Brief.
Your task is to transcribe all of the data below exactly, omitting the images.
--
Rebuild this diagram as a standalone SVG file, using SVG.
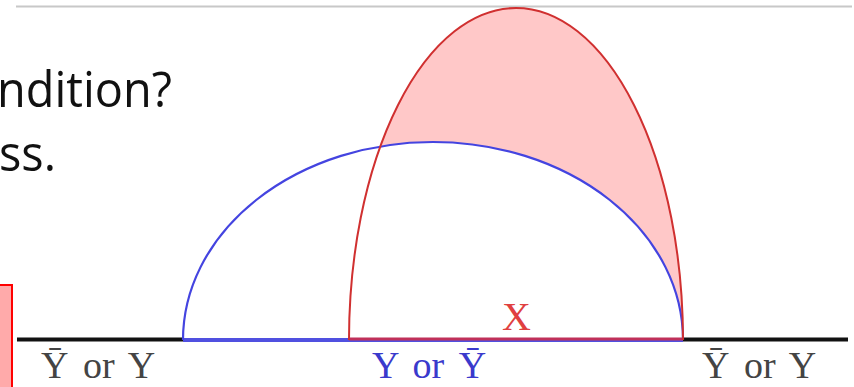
<svg xmlns="http://www.w3.org/2000/svg" width="854" height="387" viewBox="0 0 854 387">
<style>
.slide{font-family:"Open Sans","DejaVu Sans",sans-serif;font-size:50px;fill:#111}
.lbl{font-family:"Liberation Serif","DejaVu Serif",serif;font-size:38px;word-spacing:5px}
.gray{fill:#444}
.blue{fill:#3a3acc}
</style>
<rect width="854" height="387" fill="#fff"/>
<line x1="16" y1="6.5" x2="852" y2="6.5" stroke="#c8c8c8" stroke-width="2"/>
<g id="slide-text">
<text class="slide" x="-3" y="107" textLength="175" lengthAdjust="spacingAndGlyphs">ndition?</text>
<text class="slide" x="-1" y="171" textLength="57" lengthAdjust="spacingAndGlyphs">ss.</text>
</g>
<rect id="box" x="-2" y="285" width="14" height="104" fill="#ffaaaa" stroke="#ff0000" stroke-width="2"/>
<g id="regions">
<path id="x-region" d="M349,340 A167,332 0 0 1 683,340 Z" fill="#ffc8c8"/>
<path d="M183,340 A250,198 0 0 1 683,340 Z" fill="#fff"/>
</g>
<g id="connectors" fill="none">
<line x1="17" y1="339.5" x2="183" y2="339.5" stroke="#111" stroke-width="4"/>
<line x1="683" y1="339.5" x2="848" y2="339.5" stroke="#111" stroke-width="4"/>
<line x1="183" y1="340" x2="683" y2="340" stroke="#5050e0" stroke-width="4"/>
<line x1="349" y1="339" x2="683" y2="339" stroke="#c0305a" stroke-width="3"/>
<path id="blue-arc" d="M183,340 A250,198 0 0 1 683,340" stroke="#4444e0" stroke-width="2.2"/>
<path id="red-arc" d="M349,340 A167,332 0 0 1 683,340" stroke="#d03030" stroke-width="2"/>
</g>
<g id="labels" class="lbl">
<text class="gray" x="41" y="378">Ȳ or Y</text>
<text class="blue" x="372" y="378">Y or Ȳ</text>
<text class="gray" x="702" y="378">Ȳ or Y</text>
<text x="502" y="330" fill="#e04040" font-size="40" style="word-spacing:0">X</text>
</g>
</svg>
--
Reply to the task.
Rebuild this diagram as a standalone SVG file, using SVG.
<svg xmlns="http://www.w3.org/2000/svg" width="854" height="387" viewBox="0 0 854 387">
<style>
.slide{font-family:"Open Sans","DejaVu Sans",sans-serif;font-size:50px;fill:#111}
.lbl{font-family:"Liberation Serif","DejaVu Serif",serif;font-size:38px;word-spacing:5px}
.gray{fill:#444}
.blue{fill:#3a3acc}
</style>
<rect width="854" height="387" fill="#fff"/>
<line x1="16" y1="6.5" x2="852" y2="6.5" stroke="#c8c8c8" stroke-width="2"/>
<g id="slide-text">
<text class="slide" x="-3" y="107" textLength="175" lengthAdjust="spacingAndGlyphs">ndition?</text>
<text class="slide" x="-1" y="171" textLength="57" lengthAdjust="spacingAndGlyphs">ss.</text>
</g>
<rect id="box" x="-2" y="285" width="14" height="104" fill="#ffaaaa" stroke="#ff0000" stroke-width="2"/>
<g id="regions">
<path id="x-region" d="M349,340 A167,332 0 0 1 683,340 Z" fill="#ffc8c8"/>
<path d="M183,340 A250,198 0 0 1 683,340 Z" fill="#fff"/>
</g>
<g id="connectors" fill="none">
<line x1="17" y1="339.5" x2="183" y2="339.5" stroke="#111" stroke-width="4"/>
<line x1="683" y1="339.5" x2="848" y2="339.5" stroke="#111" stroke-width="4"/>
<line x1="183" y1="340" x2="683" y2="340" stroke="#5050e0" stroke-width="4"/>
<line x1="349" y1="339" x2="683" y2="339" stroke="#c0305a" stroke-width="3"/>
<path id="blue-arc" d="M183,340 A250,198 0 0 1 683,340" stroke="#4444e0" stroke-width="2.2"/>
<path id="red-arc" d="M349,340 A167,332 0 0 1 683,340" stroke="#d03030" stroke-width="2"/>
</g>
<g id="labels" class="lbl">
<text class="gray" x="41" y="378">Ȳ or Y</text>
<text class="blue" x="372" y="378">Y or Ȳ</text>
<text class="gray" x="702" y="378">Ȳ or Y</text>
<text x="502" y="330" fill="#e04040" font-size="40" style="word-spacing:0">X</text>
</g>
</svg>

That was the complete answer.